There is growing public opinion that some businesses are exploiting unpaid interns who sometimes work 12 hours or more a day for months with little to no prospect of a paid job at the end.
Richard Brennan, an employment specialist solicitor at TLT, outlines what fashion retailers need to know when running internship schemes and how to avoid the pitfalls.
Employment status of interns
In employment law a person’s employment status helps determine their rights, and their employer’s responsibilities. Depending on an intern’s status, retailers could be exposed to a long list of claims, including for wages if they are a ‘worker’, and even unfair dismissal if an ‘employee’. Whether an intern is a ‘worker’ or an ‘employee’ will depend on a number of circumstantial factors.
It is important that supervisors understand how to inadvertently avoid giving an unwanted ‘worker’ or ‘employee’ status to an intern and should be aware that anything beyond ‘shadowing’ can represent a potential risk.
For example, if the intern supplies valuable work; works unsupervised; or is promised paid work, there is an increased risk that they will be categorised as a ‘worker’. This means that they would have additional rights such as qualifying for the National Minimum Wage (unless they fall within one of the relevant exceptions), the statutory minimum level of paid holiday andprotection against unlawful discrimination.

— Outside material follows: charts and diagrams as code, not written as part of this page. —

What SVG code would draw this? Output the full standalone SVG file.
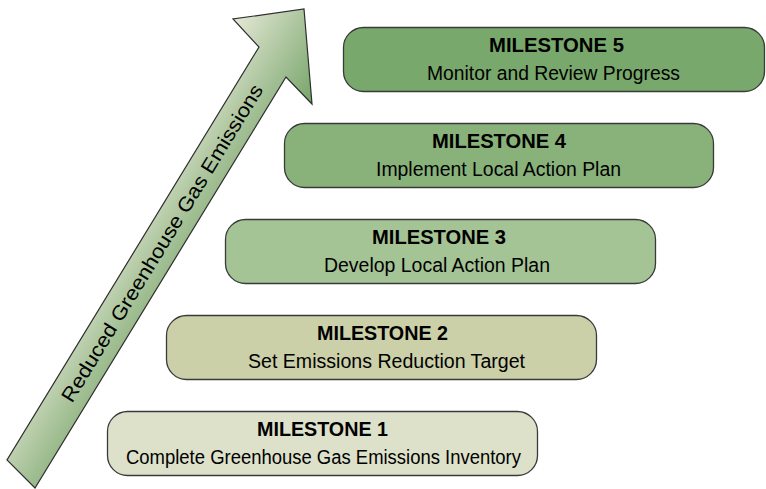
<svg xmlns="http://www.w3.org/2000/svg" width="766" height="489" viewBox="0 0 766 489">
  <defs>
    <linearGradient id="arrowGrad" gradientUnits="userSpaceOnUse" x1="233" y1="19" x2="327" y2="77">
      <stop offset="0" stop-color="#e4e8d6"/>
      <stop offset="1" stop-color="#78a56a"/>
    </linearGradient>
  </defs>
  <style>
    .box { stroke: #3a3a3a; stroke-width: 1.3; }
    .t1 { font-family: "Liberation Sans", Arial, sans-serif; font-size: 20px; font-weight: bold; fill: #000; text-anchor: middle; }
    .t2 { font-family: "Liberation Sans", Arial, sans-serif; font-size: 20px; fill: #000; text-anchor: middle; }
    .at { font-family: "Liberation Sans", Arial, sans-serif; font-size: 20px; fill: #000; text-anchor: middle; }
  </style>
  <rect width="766" height="489" fill="#ffffff"/>

  <g id="arrow">
    <polygon points="304,9 312,104 286,77 35,488 7,460 259,47 233,19" fill="url(#arrowGrad)" stroke="#2e2e2e" stroke-width="1.2" stroke-linejoin="miter"/>
    <text class="at" transform="translate(162,243) rotate(-58.6)" x="0" y="7" textLength="368" lengthAdjust="spacingAndGlyphs">Reduced Greenhouse Gas Emissions</text>
  </g>

  <g id="milestone1">
    <rect class="box" x="107.5" y="411.5" width="430" height="64" rx="20" ry="20" fill="#dde1c9"/>
    <text class="t1" x="322.5" y="435.5" textLength="131" lengthAdjust="spacingAndGlyphs">MILESTONE 1</text>
    <text class="t2" x="323.5" y="463.5" textLength="395" lengthAdjust="spacingAndGlyphs">Complete Greenhouse Gas Emissions Inventory</text>
  </g>

  <g id="milestone2">
    <rect class="box" x="166.5" y="315.5" width="430" height="64" rx="20" ry="20" fill="#cbd0a8"/>
    <text class="t1" x="382.5" y="339.5" textLength="131" lengthAdjust="spacingAndGlyphs">MILESTONE 2</text>
    <text class="t2" x="386.5" y="367.5" textLength="277" lengthAdjust="spacingAndGlyphs">Set Emissions Reduction Target</text>
  </g>

  <g id="milestone3">
    <rect class="box" x="225.5" y="219.5" width="430" height="64" rx="20" ry="20" fill="#a5c495"/>
    <text class="t1" x="439" y="243.5" textLength="134" lengthAdjust="spacingAndGlyphs">MILESTONE 3</text>
    <text class="t2" x="437" y="271.5" textLength="226" lengthAdjust="spacingAndGlyphs">Develop Local Action Plan</text>
  </g>

  <g id="milestone4">
    <rect class="box" x="284.5" y="123.5" width="429" height="64" rx="20" ry="20" fill="#88b27a"/>
    <text class="t1" x="499" y="147.5" textLength="134" lengthAdjust="spacingAndGlyphs">MILESTONE 4</text>
    <text class="t2" x="498.5" y="175.5" textLength="245" lengthAdjust="spacingAndGlyphs">Implement Local Action Plan</text>
  </g>

  <g id="milestone5">
    <rect class="box" x="343.5" y="27.5" width="421" height="64" rx="20" ry="20" fill="#78a86b"/>
    <text class="t1" x="556.5" y="51.5" textLength="135" lengthAdjust="spacingAndGlyphs">MILESTONE 5</text>
    <text class="t2" x="553.5" y="79.5" textLength="253" lengthAdjust="spacingAndGlyphs">Monitor and Review Progress</text>
  </g>
</svg>
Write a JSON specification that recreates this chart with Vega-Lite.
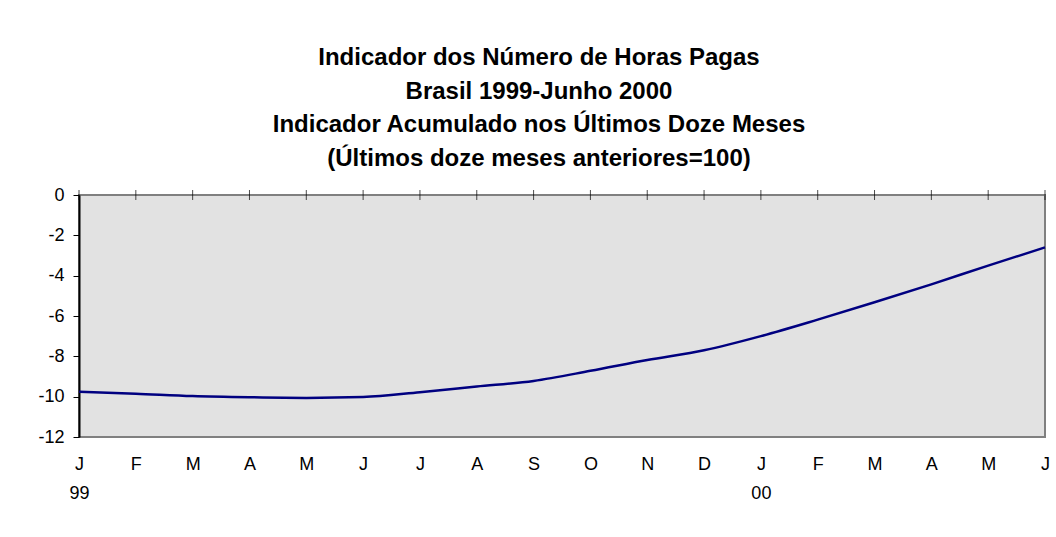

‘Employee’ status is less likely to apply to short-term internships; however there is a risk it will apply if the intern is controlled to a sufficient degree by the business.
Be clear on your obligations
Many retailers are not clear or aware of their responsibilities when dealing with interns. As well as attracting negative publicity for the business and brand, it can also carry serious legal consequences, including:
- criminal convictions;
- costly and time-consuming tribunal claims;
Interns are not the only ones prepared to challenge unpaid work. At the end of last year, the Government published new guidance on interns’ rights and HM Revenue & Customs (the enforcer of the National Minimum Wage) are due to carry out spot-checks on over 200 employers. This is obviously an important issue for a sector that uses a lot of interns. Retailers must make sure that they are clear on their obligations regarding interns or face costly consequences.